Going Dutch with South African Wine

Strong historical and cultural links remain the main reason for the Netherlands being the third largest market for South African wines. René van Hoven, a Dutch wine retailer and consultant who is one of the 22 foreign judges for the Michelangelo International Wine Awards being adjudicated this week in Stellenbosch.

“As a former Dutch colony, we have always had a strong relationship with South Africa and as far as wine goes, this really took off at the end of the apartheid era,” says Van Hoven. “This has also resulted in the Dutch wine consumers being attracted to and interested in names such as Vergelegen, Meerlust and Koopmanskloof, for example. I hear these labels struggle to resonate with consumers in English-speaking countries, but for us it is no problem – we welcome it!”

The cultural link has resulted in South African wines having a classic and premium image in the Netherlands, unlike in other parts of the world where South Africa is still largely seen as cheap-and-cheerful.

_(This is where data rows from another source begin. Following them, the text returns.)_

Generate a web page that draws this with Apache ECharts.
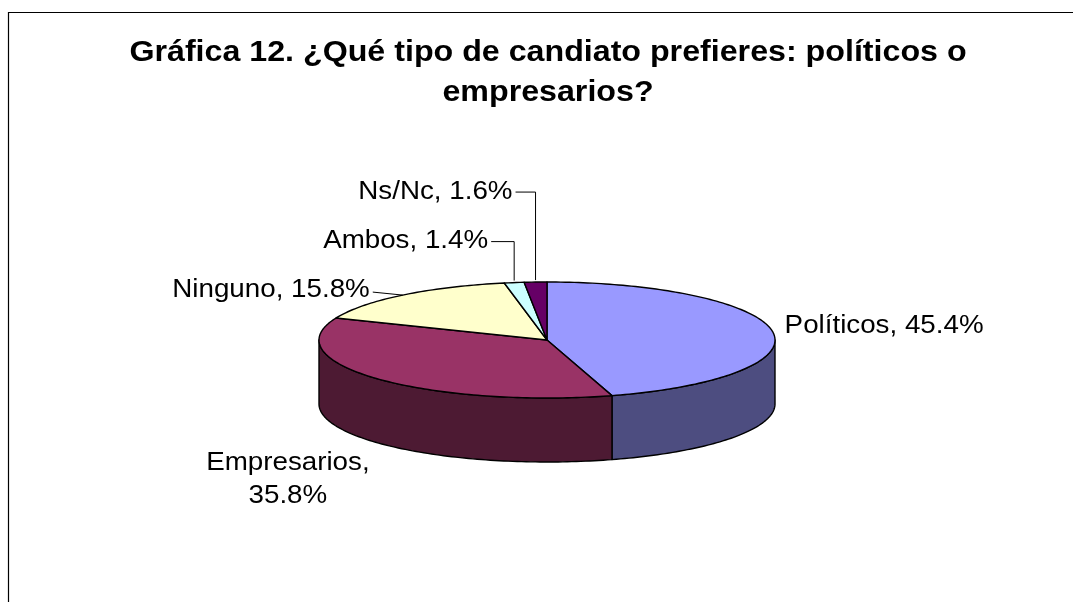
<!DOCTYPE html>
<html>
<head>
<meta charset="utf-8">
<title>Gráfica 12</title>
<script src="https://cdn.jsdelivr.net/npm/echarts@6/dist/echarts.min.js"></script>
<style>
  html, body { margin: 0; padding: 0; background: #fff; }
  #chart { width: 1073px; height: 602px; }
</style>
</head>
<body>
<div id="chart"></div>
<script>
// Datos de la gráfica
const categories = ['Políticos', 'Empresarios', 'Ninguno', 'Ambos', 'Ns/Nc'];
const values = [45.4, 35.8, 15.8, 1.4, 1.6];
const titleLines = ['Gráfica 12. ¿Qué tipo de candiato prefieres: políticos o', 'empresarios?'];

// Colores (cara superior / lateral)
const topColors = ['#9999FF', '#993366', '#FFFFCC', '#CCFFFF', '#660066'];
const sideColors = ['#4D4D80', '#4D1A33', '#80806A', '#6A8080', '#330033'];

// Geometria del pastel 3D
const pie = { cx: 547, cy: 340, rx: 228, ry: 58, depth: 64 };
const FONT = '"Liberation Sans", Arial, sans-serif';
const TEXT_SCALE = 1.11;

// Posicion de etiquetas relativa al borde del sector
const labelLayout = {
  'Políticos':   { dx: 12,  dy: -6,  align: 'left' },
  'Empresarios': { dx: -90, dy: 37,  align: 'center', onSide: true, wrap: true },
  'Ninguno':     { dx: -33, dy: -5,  align: 'right', leader: 'straight' },
  'Ambos':       { dx: -26, dy: -41, align: 'right', leader: 'elbow' },
  'Ns/Nc':       { dx: -23, dy: -90, align: 'right', leader: 'elbow' }
};

const total = values.reduce((a, b) => a + b, 0);

const pt = (theta, dz) => [
  pie.cx + pie.rx * Math.sin(theta),
  pie.cy - pie.ry * Math.cos(theta) + (dz || 0)
];

const arc = (a, b, dz) => {
  const steps = Math.max(2, Math.ceil(Math.abs(b - a) / 0.02));
  const pts = [];
  for (let i = 0; i <= steps; i++) {
    pts.push(pt(a + (b - a) * i / steps, dz));
  }
  return pts;
};

const renderItem = (params, api) => {
  const i = params.dataIndex;
  const before = values.slice(0, i).reduce((a, b) => a + b, 0);
  const a = before / total * Math.PI * 2;
  const b = (before + values[i]) / total * Math.PI * 2;
  const mid = (a + b) / 2;
  const children = [];
  const outline = { stroke: '#000', lineWidth: 1.4, lineJoin: 'round' };

  // pared lateral visible (mitad frontal)
  const s = Math.max(a, Math.PI / 2);
  const e = Math.min(b, Math.PI * 1.5);
  if (s < e) {
    children.push({
      type: 'polygon',
      shape: { points: arc(s, e, 0).concat(arc(e, s, pie.depth)) },
      style: Object.assign({ fill: sideColors[i] }, outline)
    });
  }

  // cara superior
  children.push({
    type: 'polygon',
    shape: { points: [[pie.cx, pie.cy]].concat(arc(a, b, 0)) },
    style: Object.assign({ fill: topColors[i] }, outline)
  });

  // etiqueta
  const name = categories[i];
  const lay = labelLayout[name];
  const onSide = lay.onSide && Math.cos(mid) < 0;
  const edge = pt(mid, onSide ? pie.depth : 0);
  const tx = edge[0] + lay.dx;
  const ty = edge[1] + lay.dy;
  const pct = values[i].toFixed(1) + '%';
  children.push({
    type: 'text',
    x: tx,
    y: ty,
    scaleX: TEXT_SCALE,
    style: {
      text: lay.wrap ? name + ',\n' + pct : name + ', ' + pct,
      fill: '#000',
      fontSize: 25,
      fontFamily: FONT,
      lineHeight: 33,
      align: lay.align,
      verticalAlign: 'middle'
    }
  });

  if (lay.leader === 'straight') {
    children.push({
      type: 'polyline',
      shape: { points: [[tx + 3, ty + 2], edge] },
      style: { stroke: '#000', lineWidth: 1, fill: null }
    });
  } else if (lay.leader === 'elbow') {
    children.push({
      type: 'polyline',
      shape: { points: [[tx + 3, ty], [edge[0], ty], [edge[0], edge[1] - 2]] },
      style: { stroke: '#000', lineWidth: 1, fill: null }
    });
  }

  return { type: 'group', children: children };
};

const chart = echarts.init(document.getElementById('chart'));

chart.setOption({
  animation: false,
  backgroundColor: '#fff',
  graphic: [
    {
      type: 'rect',
      shape: { x: 8.5, y: 12.5, width: 1200, height: 800 },
      style: { fill: null, stroke: '#000', lineWidth: 1.2 },
      silent: true
    }
  ].concat(titleLines.map((t, k) => ({
    type: 'text',
    x: 548,
    y: 53 + k * 40,
    scaleX: TEXT_SCALE,
    style: {
      text: t,
      fill: '#000',
      fontSize: 29,
      fontWeight: 'bold',
      fontFamily: FONT,
      align: 'center',
      verticalAlign: 'middle'
    }
  }))),
  series: [
    {
      type: 'custom',
      coordinateSystem: 'none',
      silent: true,
      renderItem: renderItem,
      data: categories.map((c, i) => ({ name: c, value: values[i] }))
    }
  ]
});

window.addEventListener('resize', () => chart.resize());
</script>
</body>
</html>
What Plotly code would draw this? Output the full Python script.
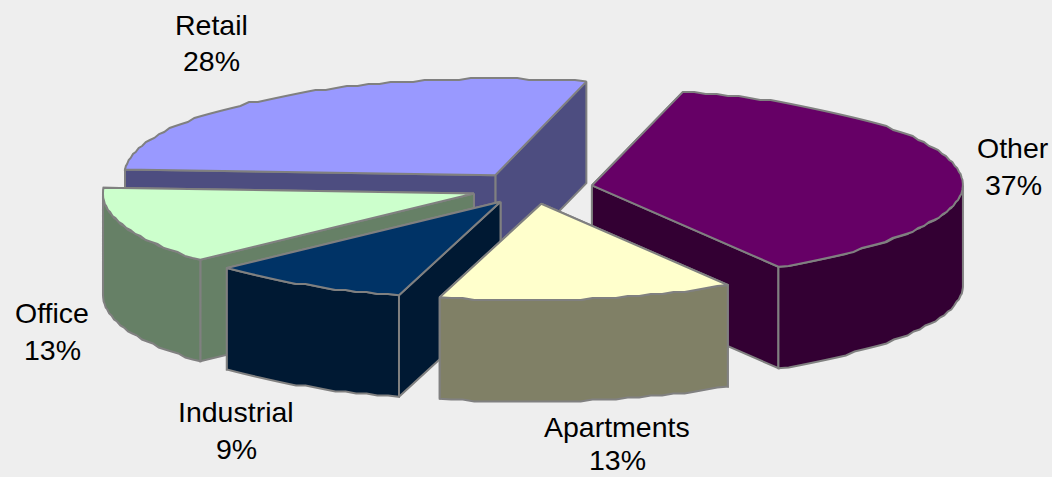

“Sure, when exports to our country opened up there was a lot of entry-level, cheap South African wine coming in – but you are not the only country guilty of that,” says Van Hoven. “Your Dutch consumer is aware of the natural splendours of the Cape winelands, the wine-making traditions and history. If the quality of the wine is good, we do not have a problem paying a premium for a classy South African wine, of which there are many out there.”

As a Michelangelo judge, Van Hoven has over the past few days had the opportunity to once again taste an extensive range of South African wines and according to him it is evident local producers are placing a premium on quality.

“Sauvignon Blanc is your most widely produced wine, and I was fortunate to taste the Michelangelo entries which were brilliant,” he says. “Everybody is talking about New Zealand, and they do make a captivating style of Sauvignon Blanc. But South Africa has the complexity and depth of flavour, but with a brighter and fresher structure. With your climate and outdoor lifestyle, I am not surprised this is such a popular wine here.”

René van Hoven

Van Hoven points to Pinotage as a wine he is increasingly intrigued by. “There are still some clumsy wines out there, but thoughtfully made Pinotage with judicious oaking from regions where the terroir marries the vine, wow, some awesome wines. Unique, original and in a class of their own.”

Cabernet Sauvignon is also deemed world-class. “Of course France is there, but the Cabernet is blended with other red varieties,” says Van Hoven. “South African Cabernets are made in an old-school style with the emphasis on lifting the multi-dimensional aspects of the grape, instead of extracting big, jammy and one-dimensional fruit like other New World countries.”

As a retailer himself, Van Hoven understands the importance of competitions such as the Michelangelo International Wine and Spirits Awards.

“The general consumer looks at labels and price, and a shiny awards-sticker adds the extra touch in making the product that much more attractive,” he says. “This is my second outing to Michelangelo and I am blown away more than I was the first time. What a great wine competition, worthy as its status as South Africa’s truly international wine event.”